Scope of practice issue?

Only do what you are authorized to do by your company/state/county/etc.

For example for my company, one of the first lines in our guidelines states that Paramedics and nurses are equal and can preform any and all skills/treatments in our guidelines. So I am trained and certified by the company for many different skills such as IV pumps, ventilators, RSI, chest tubes, surgical crics, escharotomy, etc. However those skills are not authorized as a paramedic skill in my state or county so legally I am not able to do those.
 
...For example for my company, one of the first lines in our guidelines states that Paramedics and nurses are equal and can preform any and all skills/treatments in our guidelines...

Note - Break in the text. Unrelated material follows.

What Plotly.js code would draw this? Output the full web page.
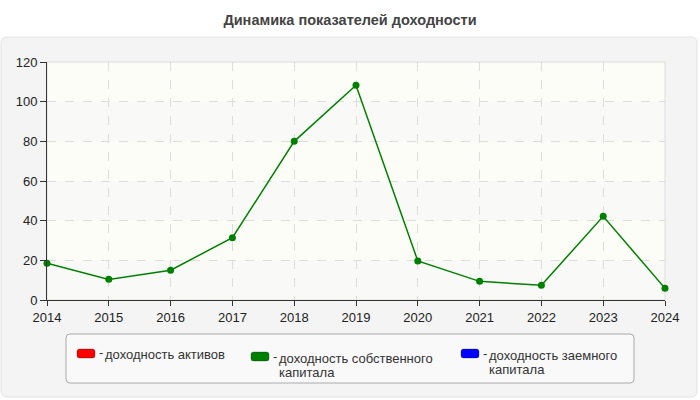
<!DOCTYPE html>
<html>
<head>
<meta charset="utf-8">
<script src="https://cdn.plot.ly/plotly-3.0.1.min.js"></script>
<style>
  html, body { margin: 0; padding: 0; background: #ffffff; }
  #chart { width: 700px; height: 400px; }
</style>
</head>
<body>
<div id="chart"></div>
<script>
// chart data
const years = ['2014', '2015', '2016', '2017', '2018', '2019', '2020', '2021', '2022', '2023', '2024'];
const returnOnAssets = [];
const returnOnEquity = [18.5, 10.4, 15.0, 31.4, 80.0, 108.3, 19.7, 9.4, 7.4, 42.2, 5.9];
const returnOnDebt = [];
const seriesNames = ['доходность активов', 'доходность собственного<br>капитала', 'доходность заемного<br>капитала'];
const seriesColors = ['#ff0000', '#008000', '#0000ff'];
const yTicks = [0, 20, 40, 60, 80, 100, 120];

// plot area in pixels
const W = 700, H = 400;
const M = { l: 47, r: 35, t: 62, b: 100 };
const pw = W - M.l - M.r, ph = H - M.t - M.b;
const px = x => (x - M.l) / pw;
const py = y => (H - M.b - y) / ph;

function roundRect(x0, y0, x1, y1, r) {
  const p = (x, y) => px(x) + ',' + py(y);
  return 'M' + p(x0 + r, y0) + ' L' + p(x1 - r, y0) + ' Q' + p(x1, y0) + ' ' + p(x1, y0 + r) +
    ' L' + p(x1, y1 - r) + ' Q' + p(x1, y1) + ' ' + p(x1 - r, y1) +
    ' L' + p(x0 + r, y1) + ' Q' + p(x0, y1) + ' ' + p(x0, y1 - r) +
    ' L' + p(x0, y0 + r) + ' Q' + p(x0, y0) + ' ' + p(x0 + r, y0) + ' Z';
}

const traces = [returnOnAssets, returnOnEquity, returnOnDebt].map((vals, i) => ({
  x: years.slice(0, vals.length),
  y: vals,
  type: 'scatter',
  mode: 'lines+markers',
  name: seriesNames[i],
  line: { color: seriesColors[i], width: 1.5 },
  marker: { color: seriesColors[i], size: 7 },
  showlegend: false,
  cliponaxis: false
}));

const shapes = [];
// outer panel
shapes.push({ type: 'path', xref: 'paper', yref: 'paper', layer: 'below',
  path: roundRect(1, 37, 697, 397, 6), fillcolor: '#f4f4f4', line: { color: '#e2e2e2', width: 1 } });
// plot background with alternating bands
shapes.push({ type: 'rect', xref: 'paper', yref: 'paper', layer: 'below',
  x0: 0, x1: 1, y0: 0, y1: 1, fillcolor: '#fdfdf7', line: { width: 0 } });
for (let i = 0; i < yTicks.length - 1; i += 2) {
  shapes.push({ type: 'rect', xref: 'paper', yref: 'y', layer: 'below',
    x0: 0, x1: 1, y0: yTicks[i], y1: yTicks[i + 1], fillcolor: '#f9f9f7', line: { width: 0 } });
}
// light frame on top/right
shapes.push({ type: 'rect', xref: 'paper', yref: 'paper', layer: 'below',
  x0: 0, x1: 1, y0: 0, y1: 1, line: { color: '#dddddd', width: 1 } });
// legend box
shapes.push({ type: 'path', xref: 'paper', yref: 'paper',
  path: roundRect(66, 334, 634, 383, 4), fillcolor: '#f9f9f9', line: { color: '#aaaaaa', width: 1 } });

// legend items: swatch x, swatch top y, text first-line centre y
const legendPos = [[77, 349, 354], [251, 352, 358], [461, 349, 355]];
const annotations = [];
legendPos.forEach((p, i) => {
  shapes.push({ type: 'path', xref: 'paper', yref: 'paper',
    path: roundRect(p[0], p[1], p[0] + 18, p[1] + 9, 2.5),
    fillcolor: seriesColors[i], line: { color: 'rgba(0,0,0,0.25)', width: 1 } });
  annotations.push({ xref: 'paper', yref: 'paper', x: px(p[0] + 20), y: py(p[2] - 2),
    xanchor: 'left', yanchor: 'middle', showarrow: false, text: '-',
    font: { size: 13, color: '#333333' } });
  seriesNames[i].split('<br>').forEach((line, k) => {
    annotations.push({ xref: 'paper', yref: 'paper', x: px(p[0] + 26), y: py(p[2] + k * 14),
      xanchor: 'left', yanchor: 'middle', showarrow: false, text: line,
      font: { size: 13, color: '#333333' } });
  });
});

const layout = {
  width: W,
  height: H,
  margin: M,
  paper_bgcolor: 'rgba(0,0,0,0)',
  plot_bgcolor: 'rgba(0,0,0,0)',
  font: { family: 'Liberation Sans, Arial, sans-serif', size: 13, color: '#222222' },
  title: {
    text: '<b>Динамика показателей доходности</b>',
    font: { size: 14.5, color: '#444444' },
    x: 0.5, xref: 'container', y: 1 - 20 / H, yref: 'container', yanchor: 'middle'
  },
  xaxis: {
    type: 'category',
    range: [0, years.length - 1],
    showgrid: true, gridcolor: '#dddddd', griddash: 'dash', gridwidth: 1,
    showline: true, linecolor: '#333333', linewidth: 1,
    ticks: 'outside', ticklen: 5, tickcolor: '#333333',
    zeroline: false, fixedrange: true
  },
  yaxis: {
    range: [0, 120],
    tickvals: yTicks,
    showgrid: true, gridcolor: '#dddddd', griddash: 'dash', gridwidth: 1,
    showline: true, linecolor: '#333333', linewidth: 1,
    ticks: 'outside', ticklen: 6, tickcolor: '#333333',
    zeroline: false, fixedrange: true
  },
  shapes: shapes,
  annotations: annotations
};

Plotly.newPlot('chart', traces, layout, { staticPlot: true, displayModeBar: false });
</script>
</body>
</html>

I don't understand this mentality. My paramedic training didn't make me a nurse, and my nursing school education would not have made me a paramedic. Especially given that most flight programs want ICU experience rather than ED experience, most flight nurses and flight medics think in very different ways and bring two different skill sets. Every time I do anything prehospital my role is complementary to our medics, and vice versa, not to be the exact same.
 
We have radio coverage at my FT job for the base we work at, and I have always had security or PD respond with us and 95% of the time fire (except during wildfire season when they are working one). Just can't get in touch with Medical Control.
When our security guards are carrying SAW's or M-4's with M-203's the patients are usually pretty mellow. LOL
 
PT job; can get hairy. close to town we always have the police dispatched with us, or close by; and they don't care about the border (we overlap 2 states) and have 6 departments in the main towns: the 2 towns (Utah town, and Nevada Town) 2 county Sherriff's and 2 State Police and I have had 5 of the 6 at the scene when it sounded bad. So close to town we don't work, farther out we have been on scene the entire time without the police so if he have a problem we may really have a problem. and our coverage area is 60 miles from base east and west and 30 miles north (to the next state) and 45 miles south. We have been on scene of a wreck got a patient out of truck, loaded and got halfway back to town, and passed the trooper on the way to the scene. and when we get back to town then it is anywhere from 110-125 miles to the closest hospital.